Vincenzo Natali may be insane. In the best possible way. The director of Cube, which premiered at Sundance in 1997, returned to Park City with his new movie, Splice, which has been many, many years in the making. A movie that begins with a tone of ‘kind of nuts’ and quickly shifts gears into ‘utterly out of fucking control,’ Splice is not a perfect film but one that any CHUD reader simply has to respect. 

Adrien Brody and Sarah Polley are married genetic engineers who happen to be utter rock stars in their field. They’re on the cover of Wired, they dress like punks, they blast metal in their lab and they get to do whatever they want as long as the pharmaceutical company who funds them keeps seeing results. The latest result: Fred and Ginger, the world’s first bioengineered new life forms. They look more of less like penis slugs, and they’re a cornucopia of chemicals that can change the world.
When the pharmaceutical company wants to change directions the two scientists (Clive and Elsa, delightful references to the Universal Frankenstein movies) decide to forge ahead in secret. They’ve already perfected splicing together animal genes, and now they want to move to the next step: humans. The result, a creature they call Dren, rapidly goes through multiple stages of a lifecycle and continues to evolve from a weird slug to a little beastie that reminded me of the Isz from The Maxx to a more humanoid shape that quickly grows into a strangely beautiful woman. Woman-thing, really.
The character of Dren is a triumph. Using subtle CGI manipulation to play with the geography of French actress Delphine Chaneac’s face (as well as to modify other parts of her body, like her legs and hands), Natali’s FX crews do what mocap creatures never will: allow the reality of the actor to co-exist with the weirdness of the creature. This, more than full pixelization, feels like the next step up from physical prosthetics. Chaneac’s face is right there, and not recreated in pixels but actually there. It gives Dren a life that no CGI creation has ever had.
The trickiest thing in Splice isn’t the creature design and FX but rather the tone. Someone described it to me as in the vein of Re-Animator, and I would agree to an extent. Splice is less obviously jokey than Re-Animator, but it does go large, and it goes large with gusto. I don’t know that any of the choices the characters make actually make real world sense, but they all lead to wonderful things, and to an ending that keeps going places I didn’t think it would. Natali and his team of co-writers certainly didn’t feel the need to every play it safe.

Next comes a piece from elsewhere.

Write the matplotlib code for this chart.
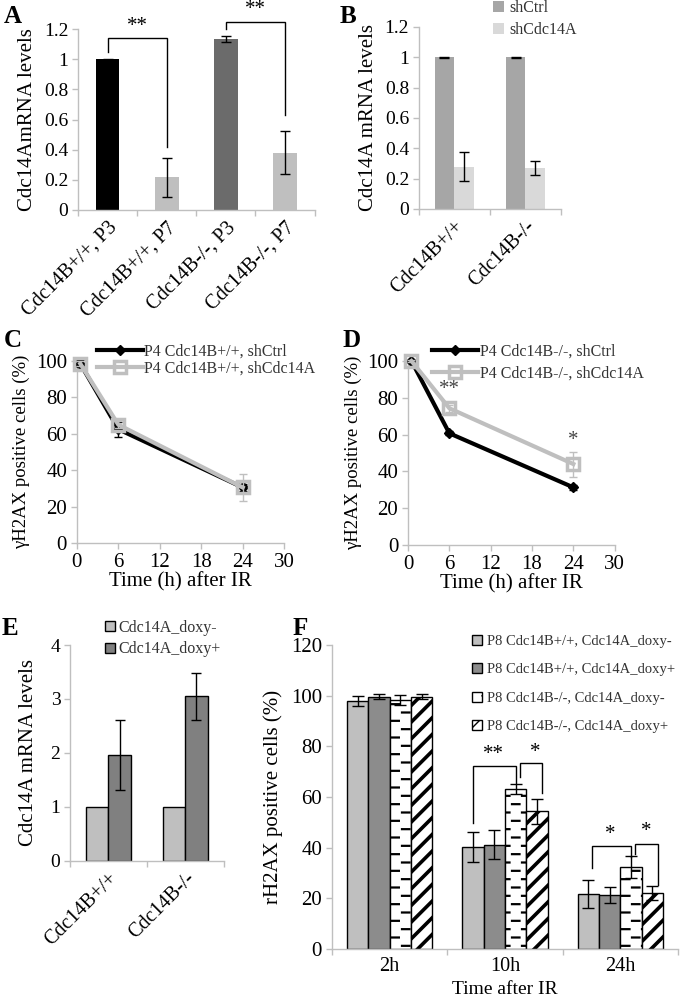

Brody and Polley get the tone, and they go for it. Brody especially embraces it, which is the only way for him to get through some of the third act business when the movie gets extremely weird. Natali isn’t just exploring gene splicing through the lens of scifi-horror, he’s examining it through the lens of procreation. Natali is interested in how we deal with our offspring, whether naturally born or lab-grown, and how our own upbringing impacts that. A genetically engineered life form won’t be the next leap, he’s saying, it’ll be just the next turn in a cycle of abuse that has gone on for generations.
There are a lot of problems with Splice; for a movie that had been in development for so long the script felt slightly half-baked, and the odd tone of the film means you either go with it right from the start when Adrien Brody looks like he just stepped off stage at a Hong Kong Cavaliers show or you’ll be totally lost. If you can get in, the film is exceptionally rewarding with strangeness and cool creatures and a lingering aura of simple madness. Splice is exactly the kind of movie I keep waiting to see: strange, over the top, cool, thoughtful, monster-filled and just plain crazy.